Typically, when Patrick Finnegan is joined by the Hika twins, age 12, and the Pratt twins, age 13, the day is one of leisure.
Finnegan serves as the adult supervisor for the four girls who lounge around the Round Lake Aqua Sport and Boat Club on Little Round Lake.
The girls swim, fish off a floating raft or take out a canoe and paddle around, but earlier this month they found themselves digging out a piece of history that had been buried underground for decades.
I was mowing the lawn and hit a tiny corner of it, said Finnegan. `I dug out a little bit and it looked like an axe head.`
The following day Finnegan returned to with Sasha and CayLee Hika and Catie and Alley Pratt. Using whatever was available — screwdrivers, spoons, a crowbar and rocks — the foursome dug for hours.
`We used our hands a lot,` said Sasha Hika. `We thought it was an axe. It took forever.`
After days of digging and unearthing most of what looked to be a steel paddle, Finnegan used his Subaru to pull the piece completely out of the ground. Finnegan, who admits he did not know what it was, believes they found an ice-harvesting tool. Found next to a tree, Finnegan believes the tool grew up with tree.
Noting that the club has owned the property since 1960, Finnegan said that documentation about previous owners is sketchy. Adjacent property owner, Joan Sweeney, remembers that two icehouses were on the property where the club now stands.

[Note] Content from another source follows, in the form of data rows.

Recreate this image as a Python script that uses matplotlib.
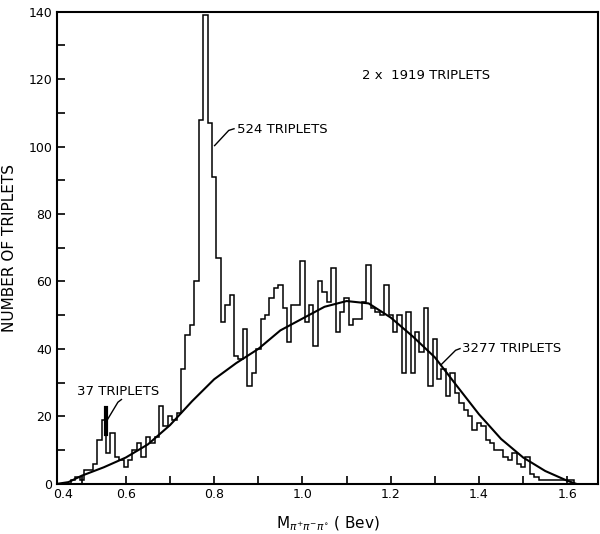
import numpy as np
import matplotlib
matplotlib.use("Agg")
import matplotlib.pyplot as plt

# bin centres of the histogram (Bev), 10 MeV wide
mass = np.round(np.arange(0.45, 1.615, 0.01), 2)
counts = [
    0, 0, 0, 1, 2, 1, 4, 4, 6, 13,      # 0.45 - 0.54
    19, 9, 15, 8, 7, 5, 7, 10, 12, 8,   # 0.55 - 0.64
    14, 12, 14, 23, 17, 20, 19, 21, 34, 44,  # 0.65 - 0.74
    47, 60, 108, 139, 107, 91, 67, 48, 53, 56,  # 0.75 - 0.84
    38, 37, 46, 29, 33, 40, 49, 50, 55, 58,  # 0.85 - 0.94
    59, 52, 42, 53, 53, 66, 48, 53, 41, 60,  # 0.95 - 1.04
    57, 54, 64, 45, 51, 55, 47, 49, 49, 54,  # 1.05 - 1.14
    65, 52, 51, 50, 59, 50, 45, 50, 33, 51,  # 1.15 - 1.24
    33, 45, 39, 52, 29, 43, 31, 34, 26, 33,  # 1.25 - 1.34
    27, 24, 22, 20, 16, 18, 17, 13, 12, 10,  # 1.35 - 1.44
    10, 8, 7, 9, 6, 5, 8, 3, 2, 1,      # 1.45 - 1.54
    1, 1, 1, 1, 1, 1, 1,                # 1.55 - 1.61
]

# phase space curve
curve_m = [0.445, 0.47, 0.50, 0.55, 0.60, 0.65, 0.70, 0.75, 0.80, 0.85,
           0.90, 0.95, 1.00, 1.05, 1.10, 1.15, 1.20, 1.25, 1.30, 1.35,
           1.40, 1.45, 1.50, 1.55, 1.60, 1.62]
curve_n = [0, 0.5, 2.4, 4.9, 7.8, 11.7, 17.4, 24.5, 31.0, 35.8,
           40.0, 45.5, 49.0, 52.5, 54.2, 53.5, 49.3, 43.7, 37.5, 29.0,
           20.6, 13.3, 7.8, 3.8, 0.9, 0]

edges = np.round(np.append(mass - 0.005, mass[-1] + 0.005), 3)

fig = plt.figure(figsize=(6, 5.34), dpi=100)
ax = fig.add_axes([0.095, 0.094, 0.902, 0.884])

ax.stairs(counts, edges, color="black", lw=1.1, baseline=0)
ax.plot(curve_m, curve_n, color="black", lw=1.5)

ax.set_xlim(0.444, 1.67)
ax.set_ylim(0, 140)

ax.set_xticks([0.6, 0.8, 1.0, 1.2, 1.4, 1.6])
ax.set_xticklabels(["0.6", "0.8", "1.0", "1.2", "1.4", "1.6"])
ax.set_xticks(np.arange(0.5, 1.65, 0.1), minor=True)
ax.set_yticks(np.arange(0, 141, 20))
ax.set_yticks(np.arange(10, 140, 20), minor=True)
ax.tick_params(which="both", direction="in", length=6, width=1.2, labelsize=9)
ax.tick_params(axis="x", pad=3)
# the corner label sits at the axis origin, as in the original
ax.text(0.458, -1.3, "0.4", fontsize=9, ha="center", va="top")
for s in ax.spines.values():
    s.set_linewidth(1.5)

ax.set_ylabel("NUMBER OF TRIPLETS", fontsize=11, labelpad=8)
ax.set_xlabel(r"$\mathrm{M}_{\pi^{+}\pi^{-}\pi^{\circ}}$ ( Bev)", fontsize=11, labelpad=10)

ax.text(1.136, 121.2, "2 x  1919 TRIPLETS", fontsize=9.5, va="center")
ax.text(0.851, 105, "524 TRIPLETS", fontsize=9.5, va="center")
ax.plot([0.845, 0.833, 0.801], [105.3, 104.8, 100.3], color="black", lw=1)
ax.text(0.489, 27.4, "37 TRIPLETS", fontsize=9.5, va="center")
ax.plot([0.590, 0.582, 0.559], [25, 24.2, 19.2], color="black", lw=1)
ax.plot([0.556, 0.556], [14.7, 22.4], color="black", lw=3)
ax.text(1.362, 40.1, "3277 TRIPLETS", fontsize=9.5, va="center")
ax.plot([1.357, 1.347, 1.314], [40.1, 39.6, 35.3], color="black", lw=1)

fig.savefig("out.png", dpi=100)
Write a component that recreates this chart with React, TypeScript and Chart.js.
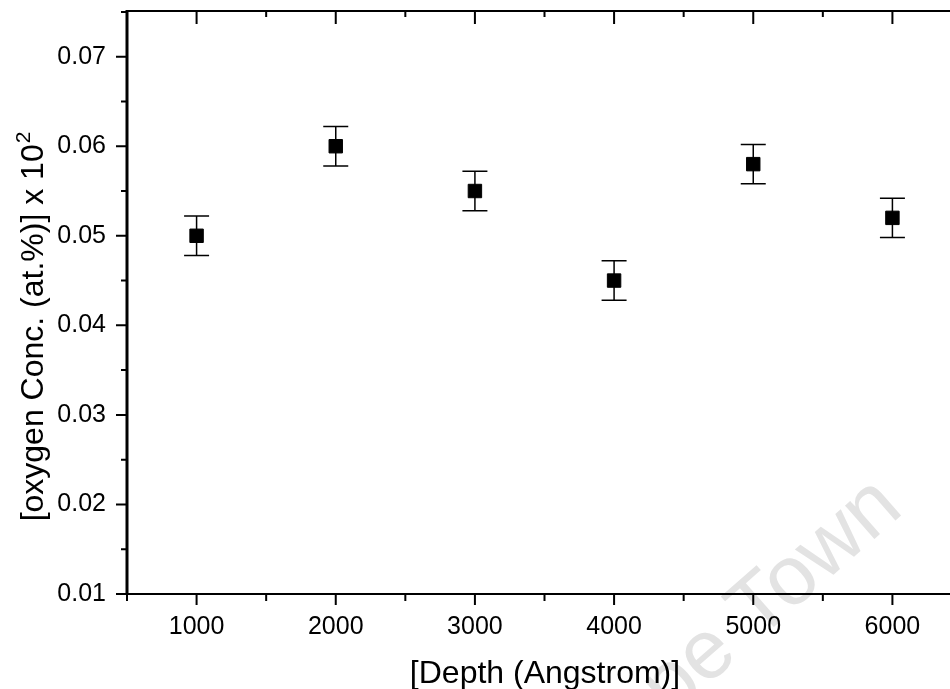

`I’m sure they’ll find more there,` said Sweeney. She believes other items may be discovered since at least one of the buildings was in such disrepair it eventually just fell down. Sweeney believes sediment and vegetation just grew over the buildings’ remnants. She recalls that the buildings had elevators and conveyer belts to assist with the movement of the blocks of ice that were cut from Little Round Lake.
The men who did this type of work were paid $1 a day for their labor, work that often was dangerous, she said.
Sweeney’s own father used to harvest ice for his family’s use as well as part of the commercial venture on the nearby property. In fact, a stone building remains on her property that was used to store blocks of ice.
Sweeney explained that the blocks of ice would be placed inside the small building and sawdust would be used as an insulator to keep the blocks of ice ready for use through until the summer months. Today, Sweeney uses the building as a storage shed.
The advent of electric freezers in the 1930s made ice harvesting obsolete. Although the Hika and Pratt twins are much too young to remember life without such conveniences, they were excited by the find nonetheless.
`It felt really good to get it out. We were yelling and jumping because we were excited,` said CayLee Hika.
The tool is shaped like a paddle and stands nearly five feet on end. Finnegan believes that it was used to wedge apart the ice after making the first cut.
The tool was part of the antique exhibit at the Saratoga County Fair.
`More people will get to see it that way. It is a slice of history that shouldn’t be forgotten,` he said.